In answer to that of the 16th, I am to acquaint you, that altho’ I was willing to allow Certain Articles (as mentioned in a proposal carried out by Colonels Irvine, Ely and Mathews,) to be sent to this place for the benefit of the prisoners in our possession,3 to whose Situation I am always happy to extend every Indulgence that propriety will admit, yet, as the same reasons which then occasioned an objection to a permission of this kind for Tobacco, still subsist, I cannot therefore acquiesce to the proposition, contained in Your said Letter, with regard to sending a Quantity of that Article to Charlestown in South Carolina.4 I am, Sir Your most humble Servt
H. Clinton
LS, DLC:GW; copy, P.R.O.: 30/55, Carleton Papers.
1. Lt. Gen. John Burgoyne, a paroled prisoner, was in England (see GW to Clinton, 16 April, found at GW to Abraham Skinner, same date, n.2; and to Clinton, 1 May, found at Samuel Huntington to GW, 23 April, n.2).
2. See GW to Clinton, 16 May, found at GW to the Board of War, same date, n.2.

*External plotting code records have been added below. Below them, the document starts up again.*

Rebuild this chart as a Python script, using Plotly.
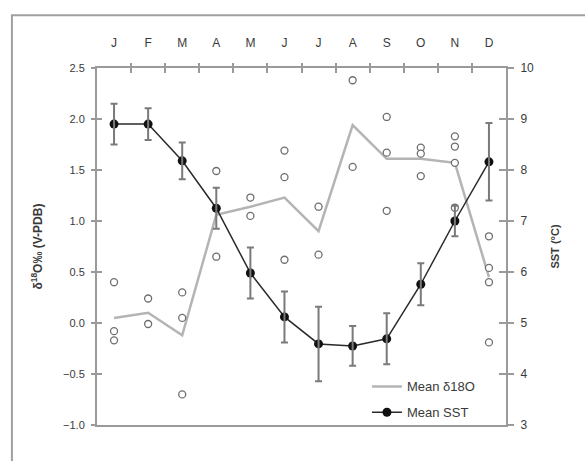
import plotly.graph_objects as go

# Month labels and positions
months = ["J", "F", "M", "A", "M", "J", "J", "A", "S", "O", "N", "D"]
month_pos = list(range(1, 13))

# Monthly mean sea-surface temperature (°C) and its error
sst_mean = [8.90, 8.90, 8.18, 7.25, 5.98, 5.12, 4.59, 4.55, 4.69, 5.76, 7.00, 8.16]
sst_err = [0.40, 0.31, 0.36, 0.40, 0.50, 0.50, 0.73, 0.39, 0.50, 0.41, 0.30, 0.76]

# Monthly mean δ18O (‰ V-PDB)
d18o_mean = [0.05, 0.10, -0.12, 1.06, 1.14, 1.23, 0.90, 1.94, 1.61, 1.61, 1.57, 0.45]

# Individual δ18O measurements: month index and value
d18o_month = [1, 1, 1,
              2, 2,
              3, 3, 3,
              4, 4,
              5, 5,
              6, 6, 6,
              7, 7,
              8, 8,
              9, 9, 9,
              10, 10, 10,
              11, 11, 11, 11,
              12, 12, 12, 12]
d18o_value = [0.40, -0.08, -0.17,
              0.24, -0.01,
              0.30, 0.05, -0.70,
              1.49, 0.65,
              1.23, 1.05,
              1.69, 1.43, 0.62,
              1.14, 0.67,
              2.38, 1.53,
              2.02, 1.67, 1.10,
              1.72, 1.66, 1.44,
              1.83, 1.73, 1.57, 1.13,
              0.85, 0.54, 0.40, -0.19]

left_ticks = [-1.0, -0.5, 0.0, 0.5, 1.0, 1.5, 2.0, 2.5]
right_ticks = [3, 4, 5, 6, 7, 8, 9, 10]
month_edges = [m + 0.5 for m in month_pos[:-1]]

AXIS = "#9a9a9a"
TXT = "#3a3a3a"
FONT = "Liberation Sans, Arial, sans-serif"

fig = go.Figure()

# individual measurements (drawn on the overlay pair x3/y3, same scales as x/y)
fig.add_trace(go.Scatter(
    x=d18o_month, y=d18o_value, mode="markers", showlegend=False,
    marker=dict(symbol="circle", size=7, color="white",
                line=dict(color="#6e6e6e", width=1.3)),
    xaxis="x3", yaxis="y3", cliponaxis=False, hoverinfo="skip",
))

fig.add_trace(go.Scatter(
    x=month_pos, y=d18o_mean, mode="lines", name="Mean δ18O",
    line=dict(color="#b4b4b4", width=2.5),
    xaxis="x", yaxis="y", legendgroup="a",
))

# SST error bars (on the overlay pair x4/y4, same scales as x/y2)
fig.add_trace(go.Scatter(
    x=month_pos, y=sst_mean, mode="markers", showlegend=False,
    marker=dict(size=2, opacity=0),
    error_y=dict(type="data", array=sst_err, color="#7a7a7a",
                 thickness=2, width=3.5),
    xaxis="x4", yaxis="y4", hoverinfo="skip",
))

fig.add_trace(go.Scatter(
    x=month_pos, y=sst_mean, mode="lines+markers", name="Mean SST",
    line=dict(color="#2a2a2a", width=1.5),
    marker=dict(color="#111111", size=9),
    xaxis="x", yaxis="y2", legendgroup="b",
))

common_x = dict(range=[0.5, 12.5], showgrid=False, zeroline=False, automargin=False)
tick_only = dict(showticklabels=False, showline=False, showgrid=False,
                 zeroline=False, automargin=False, tickwidth=2, tickcolor=AXIS,
                 tickmode="array")

fig.update_layout(
    width=585, height=461,
    margin=dict(l=97, r=79, t=68, b=36),
    paper_bgcolor="white", plot_bgcolor="white",
    font=dict(family=FONT, size=11, color=TXT),
    xaxis=dict(
        **common_x, side="top", tickmode="array", tickvals=month_pos,
        ticktext=months, ticks="", showline=True, linecolor=AXIS,
        linewidth=2, mirror=True, ticklabelstandoff=14,
        tickfont=dict(size=12, color=TXT),
    ),
    xaxis3=dict(
        range=[0.5, 12.5], overlaying="x", anchor="y3", side="top",
        tickvals=month_edges, ticks="outside", ticklen=4, **tick_only,
    ),
    xaxis4=dict(
        range=[0.5, 12.5], overlaying="x", anchor="y4", side="top",
        tickvals=month_edges, ticks="inside", ticklen=5, **tick_only,
    ),
    yaxis=dict(
        range=[-1.0, 2.5], tickmode="array", tickvals=left_ticks,
        tickformat=".1f", ticks="outside", ticklen=4, tickwidth=2,
        tickcolor=AXIS, showline=True, linecolor=AXIS, linewidth=2,
        showgrid=False, zeroline=False, automargin=False,
        ticklabelstandoff=4, tickfont=dict(size=11, color=TXT),
        title=dict(text="<b>δ<sup>18</sup>O‰ (V-PDB)</b>",
                   font=dict(size=12, color=TXT), standoff=18),
    ),
    yaxis3=dict(
        range=[-1.0, 2.5], overlaying="y", anchor="x3", side="left",
        tickvals=left_ticks, ticks="inside", ticklen=5, **tick_only,
    ),
    yaxis2=dict(
        range=[3, 10], overlaying="y", side="right", tickmode="array",
        tickvals=right_ticks, ticks="outside", ticklen=6, tickwidth=2,
        tickcolor=AXIS, showline=True, linecolor=AXIS, linewidth=2,
        showgrid=False, zeroline=False, automargin=False,
        ticklabelstandoff=4, tickfont=dict(size=12, color=TXT),
        title=dict(text="<b>SST (°C)</b>", font=dict(size=11, color=TXT),
                   standoff=18),
    ),
    yaxis4=dict(
        range=[3, 10], overlaying="y", anchor="x4", side="right",
        tickvals=right_ticks, ticks="inside", ticklen=7, **tick_only,
    ),
    legend=dict(
        x=0.66, y=0.15, xanchor="left", yanchor="top",
        bgcolor="rgba(0,0,0,0)", traceorder="grouped", tracegroupgap=6,
        font=dict(size=13, color=TXT), itemwidth=30,
    ),
    shapes=[dict(
        type="rect", xref="paper", yref="paper",
        x0=-0.208, x1=1.2, y0=-0.15, y1=1.148,
        line=dict(color="#a0a0a0", width=2), layer="below",
    )],
)

fig.write_html("out.html")
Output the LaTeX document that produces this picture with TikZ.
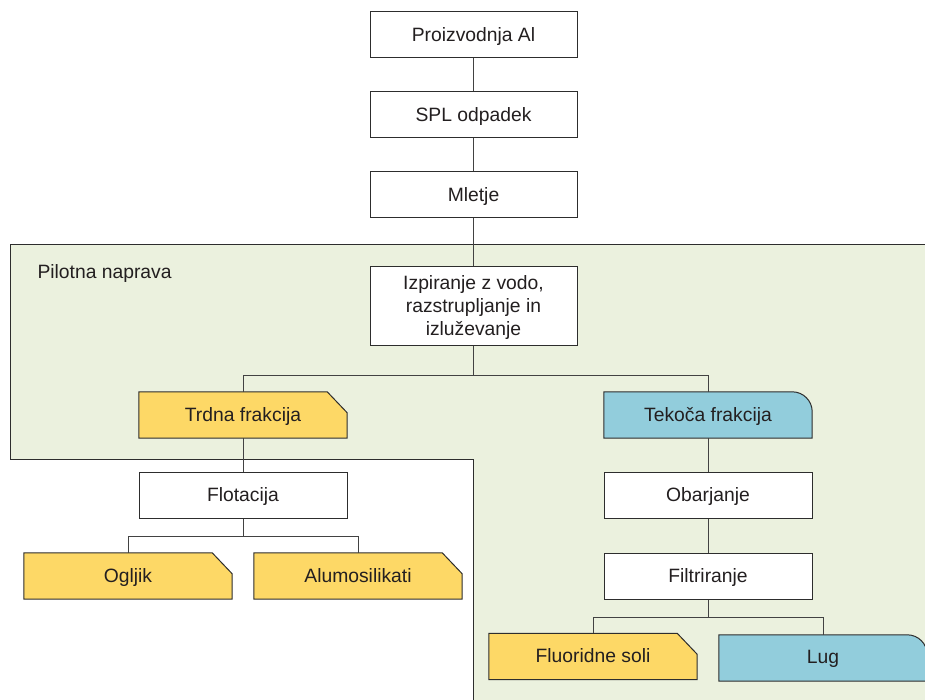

3. Brig. Gen. James Irvine, Col. George Mathews, and Col. John Ely had written Andrew Elliot, lieutenant governor of New York and superintendent of imports and exports, from New York on 25 Nov. 1780 to have “Grain of all kinds, Flour, Beef, Pork, Live Stock, Onions, Lumbar, Boards, Scantling, Iron, Hemp, Pitch and Tar” sent to Long Island and sold so the proceeds could be used to assist prisoners (DNA:PCC, item 78). Clinton granted the request and provided regulations for the transportation and sale of the articles (see James Robertson, William Phillips, Samuel Birch, and Elliot to Irvine, Mathews, and Ely, 29 Nov., DNA:PCC, item 78). Another letter communicated the highest price allowed for the sale of certain items (see Elliot to Irvine, Mathews, and Ely, 29 Nov., DNA:PCC, item 78).